Tesco shares have tumbled despite the supermarket giant posting rising halfyear profits and its best sales hike for more than a decade.
Britain’s biggest retailer saw shares drop more than 8% as a 24.4% surge in group-wide half-year earnings to £933 million missed market expectations.
But Tesco hailed a “good start to the year” after UK and Ireland like-for-like sales rose 3.8% in the first half to August 25, with a marked improvement to 4.2% over the last three months.
In the UK alone, comparable sales were up 2.3% in the second quarter.
The recently-acquired cash-and-carry business Booker also provided a boost, with first-half sales in the chain powering 14.7% ahead.
In the UK and Ireland, Tesco notched up a 47.6% jump in underlying operating profits to £685 million, £97 million of which was linked to Booker.
However, Tesco saw statutory earnings fall 6.5% to £819 million as it booked exceptional costs linked to the closure in July of its non-food online business Tesco Direct.
Statutory group pre-tax profits rose 2% to £564 million, or 2.2% higher on a constant currency basis.
Chief executive Dave Lewis said: “We have made a good start to the year.
“The step up in the second quarter is driven mainly by the UK & Republic of Ireland and delivers our 11th consecutive quarter of growth.
“At the same time, we have made further strategic progress. We completed our merger with Booker in March and are delighted with performance so far.”

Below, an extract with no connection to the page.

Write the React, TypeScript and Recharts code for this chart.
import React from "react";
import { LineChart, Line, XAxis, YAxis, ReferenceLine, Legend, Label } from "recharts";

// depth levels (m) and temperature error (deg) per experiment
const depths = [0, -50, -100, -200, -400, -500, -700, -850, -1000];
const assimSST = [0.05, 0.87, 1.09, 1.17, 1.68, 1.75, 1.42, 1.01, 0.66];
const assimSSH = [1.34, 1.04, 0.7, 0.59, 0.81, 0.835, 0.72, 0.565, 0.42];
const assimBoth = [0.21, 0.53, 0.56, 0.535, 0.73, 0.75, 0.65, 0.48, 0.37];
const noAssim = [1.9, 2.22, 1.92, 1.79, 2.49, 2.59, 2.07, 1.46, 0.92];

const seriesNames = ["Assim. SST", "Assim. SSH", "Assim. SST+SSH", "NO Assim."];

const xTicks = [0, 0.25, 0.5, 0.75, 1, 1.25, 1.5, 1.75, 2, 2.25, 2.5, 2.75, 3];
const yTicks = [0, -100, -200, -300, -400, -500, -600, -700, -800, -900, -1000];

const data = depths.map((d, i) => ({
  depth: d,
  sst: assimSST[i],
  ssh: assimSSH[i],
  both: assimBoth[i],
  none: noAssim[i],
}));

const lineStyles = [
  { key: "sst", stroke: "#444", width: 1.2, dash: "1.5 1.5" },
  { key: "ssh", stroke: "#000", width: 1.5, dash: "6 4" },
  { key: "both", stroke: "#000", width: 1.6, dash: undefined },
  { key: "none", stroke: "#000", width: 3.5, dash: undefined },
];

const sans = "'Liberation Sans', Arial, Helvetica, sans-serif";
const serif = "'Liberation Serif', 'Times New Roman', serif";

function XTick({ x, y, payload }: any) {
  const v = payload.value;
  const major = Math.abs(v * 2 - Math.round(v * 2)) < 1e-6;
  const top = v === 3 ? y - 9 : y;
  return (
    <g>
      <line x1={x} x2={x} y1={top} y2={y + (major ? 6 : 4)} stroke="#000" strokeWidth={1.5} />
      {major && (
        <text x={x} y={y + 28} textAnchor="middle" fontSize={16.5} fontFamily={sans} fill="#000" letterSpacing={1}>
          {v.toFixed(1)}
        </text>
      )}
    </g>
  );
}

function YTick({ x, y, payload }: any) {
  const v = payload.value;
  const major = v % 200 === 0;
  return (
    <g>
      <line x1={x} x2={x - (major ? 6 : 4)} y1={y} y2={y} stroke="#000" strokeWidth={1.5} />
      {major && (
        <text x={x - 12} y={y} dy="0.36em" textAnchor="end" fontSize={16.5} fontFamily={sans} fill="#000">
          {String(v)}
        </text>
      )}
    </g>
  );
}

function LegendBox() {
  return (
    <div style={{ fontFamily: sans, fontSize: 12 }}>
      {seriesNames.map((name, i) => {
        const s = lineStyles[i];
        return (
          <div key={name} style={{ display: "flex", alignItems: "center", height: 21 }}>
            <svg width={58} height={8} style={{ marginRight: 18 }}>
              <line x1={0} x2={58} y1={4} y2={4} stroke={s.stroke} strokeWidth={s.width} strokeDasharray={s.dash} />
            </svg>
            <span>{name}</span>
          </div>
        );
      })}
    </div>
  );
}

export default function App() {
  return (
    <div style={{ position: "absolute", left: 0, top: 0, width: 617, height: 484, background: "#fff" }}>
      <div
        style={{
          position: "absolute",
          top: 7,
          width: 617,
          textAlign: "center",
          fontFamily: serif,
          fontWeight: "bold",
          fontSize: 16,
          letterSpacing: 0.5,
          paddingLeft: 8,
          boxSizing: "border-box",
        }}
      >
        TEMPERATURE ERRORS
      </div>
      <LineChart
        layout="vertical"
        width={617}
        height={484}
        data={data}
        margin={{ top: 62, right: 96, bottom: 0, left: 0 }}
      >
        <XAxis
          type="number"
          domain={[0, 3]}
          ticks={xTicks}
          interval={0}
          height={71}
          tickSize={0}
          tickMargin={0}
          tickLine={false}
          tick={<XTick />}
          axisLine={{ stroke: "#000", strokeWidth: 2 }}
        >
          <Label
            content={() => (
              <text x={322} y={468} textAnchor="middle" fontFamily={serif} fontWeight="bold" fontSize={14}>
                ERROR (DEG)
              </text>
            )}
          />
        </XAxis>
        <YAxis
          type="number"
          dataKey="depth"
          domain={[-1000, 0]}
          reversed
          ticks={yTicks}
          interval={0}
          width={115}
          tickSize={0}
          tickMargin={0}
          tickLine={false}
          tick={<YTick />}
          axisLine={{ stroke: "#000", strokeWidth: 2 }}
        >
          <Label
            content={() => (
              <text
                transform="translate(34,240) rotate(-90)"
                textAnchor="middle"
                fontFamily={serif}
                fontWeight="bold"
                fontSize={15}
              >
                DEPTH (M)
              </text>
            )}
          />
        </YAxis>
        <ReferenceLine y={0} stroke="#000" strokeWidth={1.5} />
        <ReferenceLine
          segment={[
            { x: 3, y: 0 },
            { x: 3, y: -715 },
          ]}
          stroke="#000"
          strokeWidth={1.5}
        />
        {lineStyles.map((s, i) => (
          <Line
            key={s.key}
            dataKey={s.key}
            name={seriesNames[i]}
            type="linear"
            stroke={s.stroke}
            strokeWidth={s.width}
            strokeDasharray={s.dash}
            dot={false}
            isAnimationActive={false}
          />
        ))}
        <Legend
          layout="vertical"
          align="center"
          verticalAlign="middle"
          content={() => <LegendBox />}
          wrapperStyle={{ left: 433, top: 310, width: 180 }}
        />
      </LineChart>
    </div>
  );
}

Tesco finalised the £3.7 billion deal earlier this year, and the group has been moving quickly to integrate the two businesses.
The group also recently launched a new discount store format – Jack’s – as it aims to take on German discounters Aldi and Lidl, which have eaten into the market share of Britain’s so-called “big four” supermarkets.
Mr Lewis said it was “so far, so very very good” for the two Jack’s stores opened, with two more to launch on Thursday in Edge Hill and St Helens in Liverpool.
Mr Lewis added that the group was preparing contingency plans for a no-deal Brexit, with worries over fresh food supply disruption “the single biggest challenge”.
He said stockpiling of dry food was a possibility, but that this option was “very, very limited” for fresh food.
Bruno Monteyne, a retail analyst at Bernstein, said Tesco’s first-half figures showed “strong sales momentum in Booker and UK food retail, but soft on profitability”.
Richard Hunter, head of markets at interactive investor, said: “The supermarket behemoth continues, for the most part, to fend off its competition.
“However, it is not all plain sailing. The proposed Sainsbury/Asda merger would add another level of competition within the sector, the discounters continue to pile on the pressure and Amazon also casts its own long shadow.”